The Retail Life Cycle

Filed under: — Joe @ 12:48 pm

This story about a strip mall built as part of what was originally intended to be a human-scale redevelopment plan for the old Denver airport ends with this stinger:

What’s more, streets run through the project’s center. When it decays in seven to 15 years, the city plans to replace the big boxes with densely packed houses, [project manager] Aldrete said.
Wow. Occasionally I run across something like this that reminds me how flippant we’ve become about our built environment (and its legacy) over the past 50 years.
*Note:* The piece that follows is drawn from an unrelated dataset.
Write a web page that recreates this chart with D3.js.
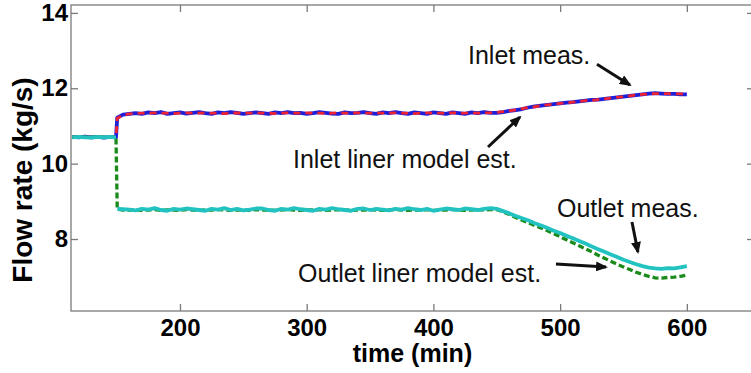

I can only hope that the local government is getting the tear-down money up front, as planners in Charlotte, NC have proposed.

5/26/2002

The Phantom Gatehouse

Filed under: — Joe @ 10:24 am

Yesterday’s LA Times has an article about the trend toward fake gated communities. Shockingly, residents are finding that there are disadvantages to actually seceding from the surrounding city; for example, hiring their own trustworthy security forces, and maintaining their own streets. Still, people want the illusion of security:

Residents of Harbor View in Newport Beach recently remodeled the unmanned white guard shacks that stand at several entryways to the community. The shacks imply a private community, but anybody is free to come and go.

“They provide a sense of identity,” said Richard Gollis, a real estate consultant who lives there.